Understanding Peirce’s Mathematical Inquiry as a Practice: Some Ontological Implication

Abstract

Abstract One of Peirce's most important and influential contributions to pragmatism is his reconceptualization of traditional metaphysical ideas like reality in terms of human inquiry. Whether we consider his definition of reality as the external permanence which gives science its selfcorrective, or his definition of reality as the object of the final opinion in the long run, Peirce clearly intends to connect his idea of reality to the practice of inquiry. In this paper, we will consider some of the difficulties of applying the same pragmatic argument when it comes to the reality of mathematics.
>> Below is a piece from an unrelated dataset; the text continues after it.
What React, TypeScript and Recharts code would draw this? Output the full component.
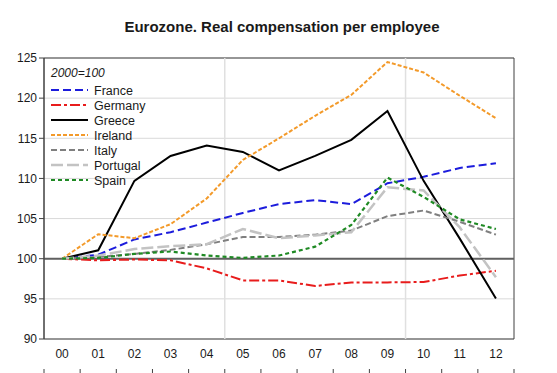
import React from 'react';
import {
  LineChart,
  Line,
  XAxis,
  YAxis,
  CartesianGrid,
  ReferenceLine,
  ReferenceArea,
  Legend,
} from 'recharts';

const years = ['00', '01', '02', '03', '04', '05', '06', '07', '08', '09', '10', '11', '12'];
const yTicks = [90, 95, 100, 105, 110, 115, 120, 125];

const france = [100, 100.5, 102.4, 103.3, 104.5, 105.7, 106.8, 107.3, 106.8, 109.4, 110.2, 111.3, 111.9];
const germany = [100, 99.8, 99.9, 99.8, 98.8, 97.3, 97.3, 96.6, 97.05, 97.05, 97.1, 97.9, 98.5];
const greece = [100, 101.05, 109.7, 112.8, 114.1, 113.3, 111.0, 112.8, 114.8, 118.4, 109.7, 102.5, 95.05];
const ireland = [100, 103.05, 102.55, 104.3, 107.5, 112.3, 115.0, 117.8, 120.4, 124.5, 123.2, 120.3, 117.5];
const italy = [100, 100.2, 100.6, 101.1, 101.8, 102.7, 102.7, 103.0, 103.5, 105.3, 106.0, 104.6, 103.0];
const portugal = [100, 100.4, 101.2, 101.55, 101.8, 103.7, 102.55, 102.9, 103.3, 108.9, 108.5, 103.9, 97.7];
const spain = [100, 100.1, 100.6, 100.9, 100.4, 100.1, 100.4, 101.5, 104.2, 110.1, 107.7, 104.9, 103.7];

const series = [
  { key: 'France', values: france, color: '#1c1cdc', dash: '8 4', width: 2 },
  { key: 'Germany', values: germany, color: '#e81c1c', dash: '10 3 3 3', width: 2 },
  { key: 'Greece', values: greece, color: '#000000', dash: undefined as string | undefined, width: 2 },
  { key: 'Ireland', values: ireland, color: '#f39a2a', dash: '4 2', width: 2 },
  { key: 'Italy', values: italy, color: '#7f7f7f', dash: '6 3', width: 2 },
  { key: 'Portugal', values: portugal, color: '#c3c3c3', dash: '12 4', width: 2.5 },
  { key: 'Spain', values: spain, color: '#1f8a24', dash: '4 3', width: 2.2 },
];

const data = years.map((label, i) => {
  const row: Record<string, number | string> = { x: i, label };
  series.forEach((s) => {
    row[s.key] = s.values[i];
  });
  return row;
});

const boundaryTicks = years.map((_, i) => i - 0.5).concat([years.length - 0.5]);

const FONT = '"Liberation Sans", Arial, sans-serif';

const LegendContent = (props: any) => {
  const payload = (props.payload || []) as any[];
  return (
    <svg width={130} height={130} style={{ display: 'block' }}>
      <text x={3} y={15} fontFamily={FONT} fontSize={12} fontStyle="italic" fill="#1a1a1a">
        2000=100
      </text>
      {payload.map((p, i) => {
        const s = series.find((q) => q.key === p.value);
        const y = 28 + i * 15;
        return (
          <g key={p.value}>
            <line
              x1={3}
              x2={40}
              y1={y}
              y2={y}
              stroke={p.color}
              strokeWidth={s ? s.width : 2}
              strokeDasharray={s && s.dash ? s.dash : undefined}
            />
            <text x={46} y={y + 4.5} fontFamily={FONT} fontSize={12.5} fill="#1a1a1a">
              {p.value}
            </text>
          </g>
        );
      })}
    </svg>
  );
};

export default function App() {
  return (
    <div style={{ position: 'absolute', left: 0, top: 0, width: 557, height: 373, background: '#fff' }}>
      <div
        style={{
          position: 'absolute',
          left: 0,
          top: 18,
          width: 564,
          textAlign: 'center',
          fontFamily: FONT,
          fontWeight: 'bold',
          fontSize: 15,
          color: '#1a1a1a',
          zIndex: 2,
        }}
      >
        Eurozone. Real compensation per employee
      </div>
      <LineChart
        width={557}
        height={373}
        data={data}
        margin={{ top: 58, right: 43, bottom: 3, left: 0 }}
      >
        <CartesianGrid vertical={false} stroke="#d9d9d9" strokeWidth={1} />
        <ReferenceLine x={4.5} stroke="#e0e0e0" strokeWidth={1.5} />
        <ReferenceLine x={9.5} stroke="#e0e0e0" strokeWidth={1.5} />
        <XAxis
          xAxisId="b"
          dataKey="x"
          type="number"
          domain={[-0.5, 12.5]}
          ticks={boundaryTicks}
          interval={0}
          tickFormatter={() => ''}
          tick={{ fontSize: 1, fill: 'none' }}
          tickLine={{ stroke: '#404040' }}
          axisLine={false}
          tickSize={5}
          height={1}
          allowDataOverflow
        />
        <XAxis
          dataKey="x"
          type="number"
          domain={[-0.5, 12.5]}
          ticks={years.map((_, i) => i)}
          tickFormatter={(v: number) => years[v] ?? ''}
          interval={0}
          tickLine={false}
          axisLine={false}
          tickSize={5}
          tickMargin={5}
          height={30}
          tick={{ fontFamily: FONT, fontSize: 12, fill: '#1a1a1a' }}
          allowDataOverflow
        />
        <YAxis
          type="number"
          domain={[90, 125]}
          ticks={yTicks}
          interval={0}
          width={44}
          tickSize={5}
          tickMargin={2}
          tickLine={{ stroke: '#404040' }}
          axisLine={{ stroke: '#404040' }}
          tick={{ fontFamily: FONT, fontSize: 12, fill: '#1a1a1a' }}
          allowDataOverflow
        />
        <ReferenceArea
          x1={-0.5}
          x2={12.5}
          y1={90}
          y2={125}
          fill="none"
          fillOpacity={0}
          stroke="#404040"
          strokeWidth={1}
        />
        <ReferenceLine y={100} stroke="#606060" strokeWidth={2} />
        {series.map((s) => (
          <Line
            key={s.key}
            dataKey={s.key}
            name={s.key}
            type="linear"
            stroke={s.color}
            strokeWidth={s.width}
            strokeDasharray={s.dash}
            dot={false}
            activeDot={false}
            isAnimationActive={false}
          />
        ))}
        <Legend
          layout="vertical"
          align="center"
          verticalAlign="middle"
          content={<LegendContent />}
          wrapperStyle={{ left: 48, top: 62, width: 130, height: 130 }}
        />
      </LineChart>
    </div>
  );
}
First, there is the difficulty of discerning what Peirce's position is regarding the reality of mathematics, since there are several disparities in his writings. Second, there is the difficulty of which view regarding the reality of mathematics serves inquiry best. In other words, must a mathematician suppose he studies real entities in order to practice mathematics? In considering this problem, we will examine the Quine-Putnam Indispensability thesis, as well as Angus Kerr-Lawson's bicategorial view. We will conclude that Peirce's philosophy of mathematics only apparently commits him to a bicategorial ontological dualism, and that is more monistic view-which is more agreeable to the Indispensability Thesis-is ultimately preferable.